The Washington State Legislature created the Executive Ethics Board (EEB) to enforce the state's ethics law. The rules adopted apply to elected officers and all other officials and employees in the executive branch, boards and commissions, also institutions of higher education. EEB consists of five members appointed by the governor using specific criteria to whom the legislature has given a special mandate.(1) That mandate predicates ethics as the foundation of a government that derives its power from the people.(2)

Government derives from the natural character of the people. Simultaneously, the coercive power of the people directs itself inwardly. This coercive power essentially distinguishes state government from the voluntary subordination found in every community. When government officials and employees subordinate the rights of individuals then government breaks with its constituency and needs reconstruction. When state officials claim executorship over all the vital and cultural activities of the people then it forfeits its own dignity and its specific authority to govern.(3)

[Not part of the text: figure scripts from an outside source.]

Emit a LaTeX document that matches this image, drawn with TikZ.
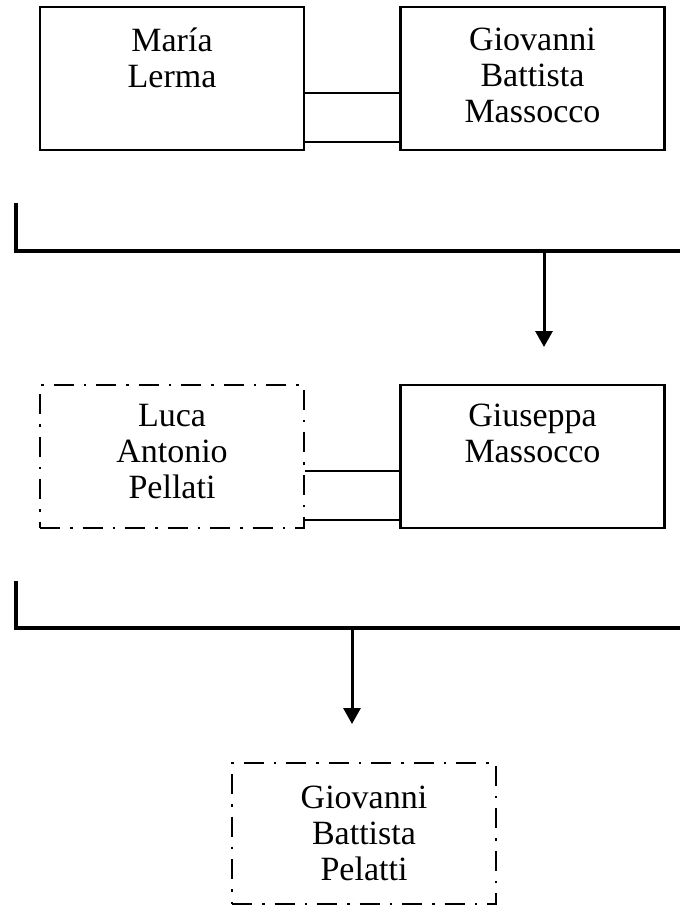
\documentclass[tikz,border=0pt]{standalone}
\usepackage{fontspec}
\setmainfont{Liberation Serif}
\usetikzlibrary{arrows.meta}

\begin{document}
\begin{tikzpicture}[x=1pt,y=-1pt,
	caja/.style={draw,line width=2.5pt,minimum width=264pt,minimum height=143pt,inner sep=0pt},
	cajapunto/.style={caja,dash pattern=on 20pt off 10pt on 2.5pt off 10pt},
	nombre/.style={anchor=north,align=center,inner sep=0pt,font=\fontsize{34}{36}\selectfont,execute at begin node=\strut},
	union/.style={line width=2pt},
	barra/.style={line width=3.5pt},
	flecha/.style={line width=3pt,-{Triangle[width=17pt,length=16pt]}}]
	\useasboundingbox (0,0) rectangle (680,906);

		% premiere generation
		\node[caja] (ML) at (172,78.5) {};
		\node[caja] (GBM) at (532.5,78.5) {};
		\node[nombre] (MLt) at ([yshift=-22pt]ML.north) {María\\Lerma};
		\node[nombre] (GBMt) at ([yshift=-22pt]GBM.north) {Giovanni\\Battista\\Massocco};
		\draw[union] ([yshift=-14.5pt]ML.east)--([yshift=-14.5pt]GBM.west);
		\draw[union] ([yshift=9pt]ML.south east)--([yshift=9pt]GBM.south west);

		\coordinate (P1) at (16,203);
		\coordinate (Q1) at (16,251);
		\coordinate (R1) at (684,251);
		\coordinate (F1) at (544,251);
		\coordinate (T1) at (544,347);
		\draw[barra] (P1)--(Q1)--(R1);
		\draw[flecha] (F1)--(T1);

		% deuxieme generation
		\node[cajapunto] (LAP) at (172,456.5) {};
		\node[caja] (GM) at (532.5,456.5) {};
		\node[nombre] (LAPt) at ([yshift=-20pt]LAP.north) {Luca\\Antonio\\Pellati};
		\node[nombre] (GMt) at ([yshift=-20pt]GM.north) {Giuseppa\\Massocco};
		\draw[union] ([yshift=-14.5pt]LAP.east)--([yshift=-14.5pt]GM.west);
		\draw[union] ([yshift=9pt]LAP.south east)--([yshift=9pt]GM.south west);

		\coordinate (P2) at (16,581);
		\coordinate (Q2) at (16,628);
		\coordinate (R2) at (684,628);
		\coordinate (F2) at (352,628);
		\coordinate (T2) at (352,724);
		\draw[barra] (P2)--(Q2)--(R2);
		\draw[flecha] (F2)--(T2);

		% troisieme generation
		\node[cajapunto,minimum height=141pt] (GBP) at (364,833.5) {};
		\node[nombre] (GBPt) at ([yshift=-24pt]GBP.north) {Giovanni\\Battista\\Pelatti};
\end{tikzpicture}
\end{document}
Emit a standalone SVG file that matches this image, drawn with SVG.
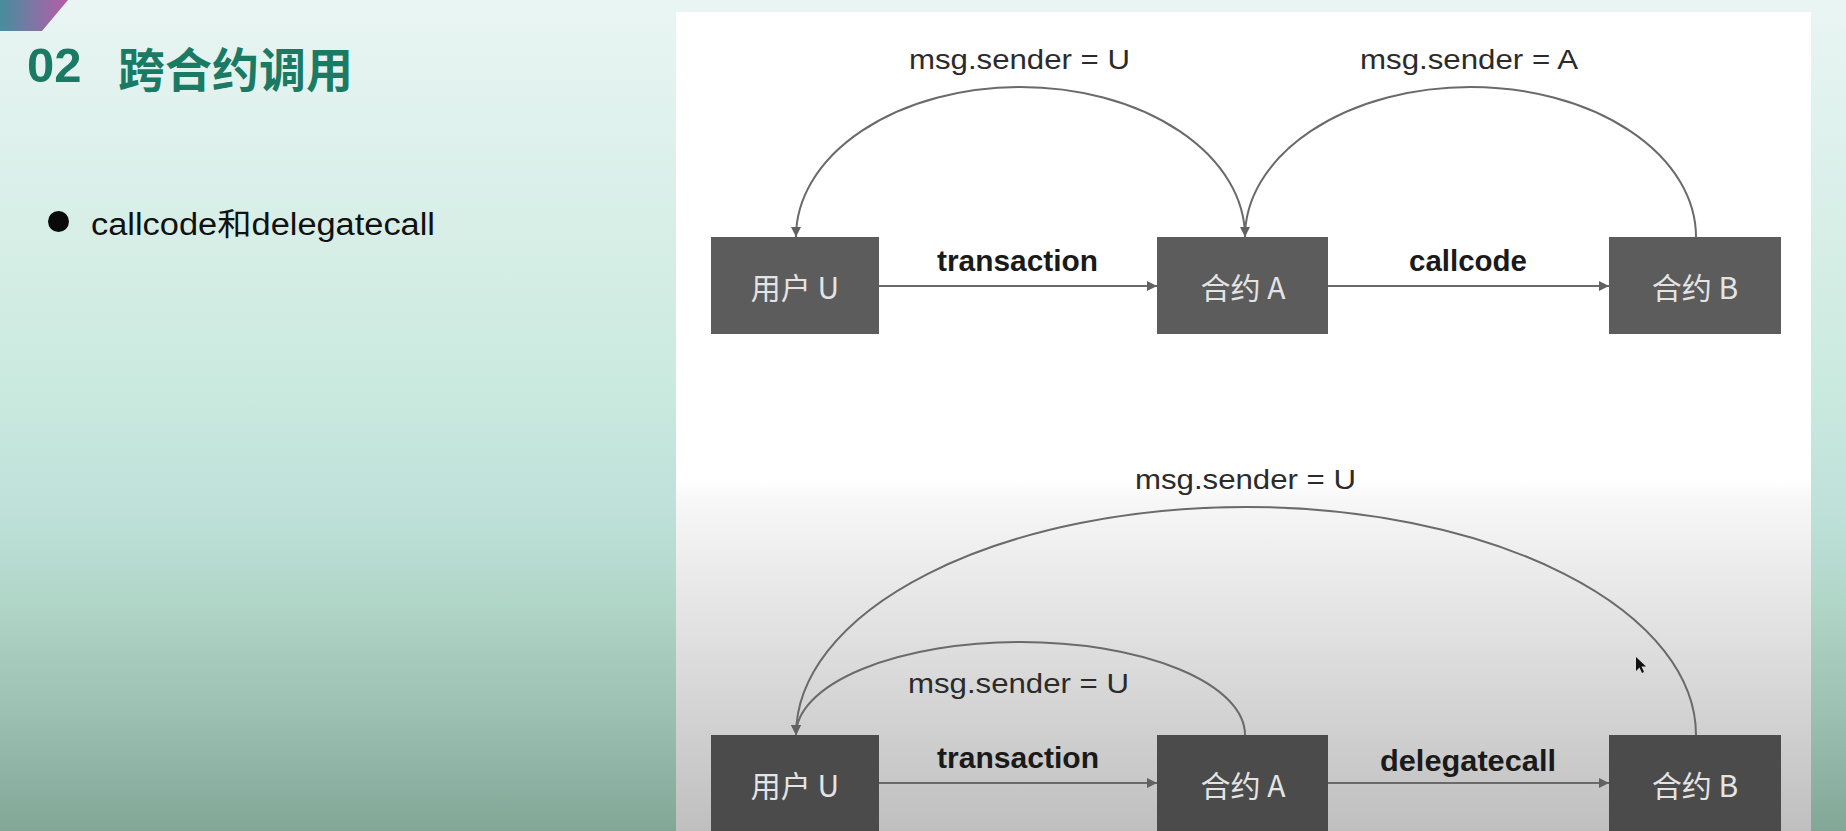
<svg xmlns="http://www.w3.org/2000/svg" width="1846" height="831" viewBox="0 0 1846 831">
  <defs>
    <linearGradient id="bg" x1="0" y1="0" x2="0" y2="1">
      <stop offset="0" stop-color="#e9f5f3"/>
      <stop offset="0.46" stop-color="#cbeadf"/>
      <stop offset="0.61" stop-color="#bfe1da"/>
      <stop offset="0.72" stop-color="#b1d7c9"/>
      <stop offset="0.84" stop-color="#9fc3b5"/>
      <stop offset="1" stop-color="#82a797"/>
    </linearGradient>
    <linearGradient id="panel" x1="0" y1="0" x2="0" y2="1">
      <stop offset="0" stop-color="#ffffff"/>
      <stop offset="0.571" stop-color="#ffffff"/>
      <stop offset="0.596" stop-color="#f7f7f7"/>
      <stop offset="1" stop-color="#bfbfbf"/>
    </linearGradient>
    <linearGradient id="tag" x1="0" y1="0" x2="1" y2="0">
      <stop offset="0" stop-color="#468e9e"/>
      <stop offset="1" stop-color="#b75ca9"/>
    </linearGradient>
    <marker id="arrow" viewBox="0 0 10 10" refX="10" refY="5" markerWidth="11" markerHeight="10" markerUnits="userSpaceOnUse" orient="auto">
      <path d="M0,0 L10,5 L0,10 z" fill="#616161"/>
    </marker>
    <style>
      .box-top { fill: #5c5c5c; }
      .box-bot { fill: #4b4b4b; }
      .box-label { font-family: "Noto Sans CJK SC", "Liberation Sans", sans-serif; font-size: 30px; fill: #e4e4e4; text-anchor: middle; }
      .edge-label { font-family: "Liberation Sans", Arial, sans-serif; font-size: 30px; font-weight: bold; fill: #1a1a1a; text-anchor: middle; }
      .msg-label { font-family: "Liberation Sans", Arial, sans-serif; font-size: 27px; fill: #2b2b2b; text-anchor: middle; }
      .conn { fill: none; stroke: #6a6a6a; stroke-width: 2; marker-end: url(#arrow); }
      .conn-plain { fill: none; stroke: #6a6a6a; stroke-width: 2; }
    </style>
  </defs>

  <!-- background -->
  <rect x="0" y="0" width="1846" height="831" fill="url(#bg)"/>
  <polygon points="0,0 68,0 42,31 0,31" fill="url(#tag)"/>
  <rect x="676" y="12" width="1135" height="819" fill="url(#panel)"/>

  <!-- title and bullet -->
  <g id="title">
    <text x="27" y="82" font-family="'Liberation Sans', Arial, sans-serif" font-size="49" font-weight="bold" fill="#1b7a63">02</text>
    <text x="118" y="87" font-family="'Noto Sans CJK SC', sans-serif" font-size="47" font-weight="bold" fill="#1b7a63">跨合约调用</text>
  </g>
  <g id="bullet">
    <circle cx="58.5" cy="221.5" r="10.5" fill="#0a0a0a"/>
    <text x="91" y="235" font-family="'Liberation Sans', 'Noto Sans CJK SC', sans-serif" font-size="31" fill="#111111" textLength="344" lengthAdjust="spacingAndGlyphs">callcode和delegatecall</text>
  </g>

  <!-- connectors -->
  <g id="connectors">
    <!-- top diagram -->
    <line class="conn" x1="879" y1="286" x2="1157" y2="286"/>
    <line class="conn" x1="1328" y1="286" x2="1609" y2="286"/>
    <path class="conn" d="M1245,237 A224.5,150 0 0 0 796,237"/>
    <path class="conn" d="M1696,237 A225.5,150 0 0 0 1245,237"/>
    <!-- bottom diagram -->
    <line class="conn" x1="879" y1="783" x2="1157" y2="783"/>
    <line class="conn" x1="1328" y1="783" x2="1609" y2="783"/>
    <path class="conn" d="M1245,735 A224.5,93 0 0 0 796,735"/>
    <path class="conn" d="M1696,735 A450,228 0 0 0 796,735"/>

    <text class="edge-label" x="1017.5" y="271" textLength="161" lengthAdjust="spacingAndGlyphs">transaction</text>
    <text class="edge-label" x="1468" y="271" textLength="118" lengthAdjust="spacingAndGlyphs">callcode</text>
    <text class="msg-label" x="1019.5" y="69" textLength="221" lengthAdjust="spacingAndGlyphs">msg.sender = U</text>
    <text class="msg-label" x="1469" y="69" textLength="218" lengthAdjust="spacingAndGlyphs">msg.sender = A</text>

    <text class="edge-label" x="1018" y="768" textLength="162" lengthAdjust="spacingAndGlyphs">transaction</text>
    <text class="edge-label" x="1468" y="771" textLength="176" lengthAdjust="spacingAndGlyphs">delegatecall</text>
    <text class="msg-label" x="1245.5" y="489" textLength="221" lengthAdjust="spacingAndGlyphs">msg.sender = U</text>
    <text class="msg-label" x="1018.5" y="693" textLength="221" lengthAdjust="spacingAndGlyphs">msg.sender = U</text>
  </g>

  <!-- nodes: top diagram -->
  <g id="top-user">
    <rect class="box-top" x="711" y="237" width="168" height="97"/>
    <text class="box-label" x="795" y="299">用户 U</text>
  </g>
  <g id="top-contractA">
    <rect class="box-top" x="1157" y="237" width="171" height="97"/>
    <text class="box-label" x="1243" y="299">合约 A</text>
  </g>
  <g id="top-contractB">
    <rect class="box-top" x="1609" y="237" width="172" height="97"/>
    <text class="box-label" x="1695" y="299">合约 B</text>
  </g>

  <!-- nodes: bottom diagram -->
  <g id="bottom-user">
    <rect class="box-bot" x="711" y="735" width="168" height="97"/>
    <text class="box-label" x="795" y="797" fill="#d8d8d8">用户 U</text>
  </g>
  <g id="bottom-contractA">
    <rect class="box-bot" x="1157" y="735" width="171" height="97"/>
    <text class="box-label" x="1243" y="797">合约 A</text>
  </g>
  <g id="bottom-contractB">
    <rect class="box-bot" x="1609" y="735" width="172" height="97"/>
    <text class="box-label" x="1695" y="797">合约 B</text>
  </g>

  <!-- mouse pointer -->
  <polygon points="1636,657 1636,671 1639.5,667.5 1642,673 1644,672 1641.5,666.5 1646,666.5" fill="#111111"/>
</svg>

The term "ethics" describes ideal individual and organizational behavior while law defines the minimum practical standards permitted by an ethical society. Ethics do not equate with morals but more with professional standards and law. Moreover, one expects higher ethical standards from state officials and employees than the lowest common denominator that legal dialectic provides. Unethical behavior by them classifies as unlawful behavior despite the disparity between ethical constraints and legal rules.

State officials and employees are subject to the sanctions of law and scrutiny of the media and must consider public accountability as a particular obligation of public service. The legislature has decreed that they must conduct government affairs with openness and an unswerving commitment to the public good.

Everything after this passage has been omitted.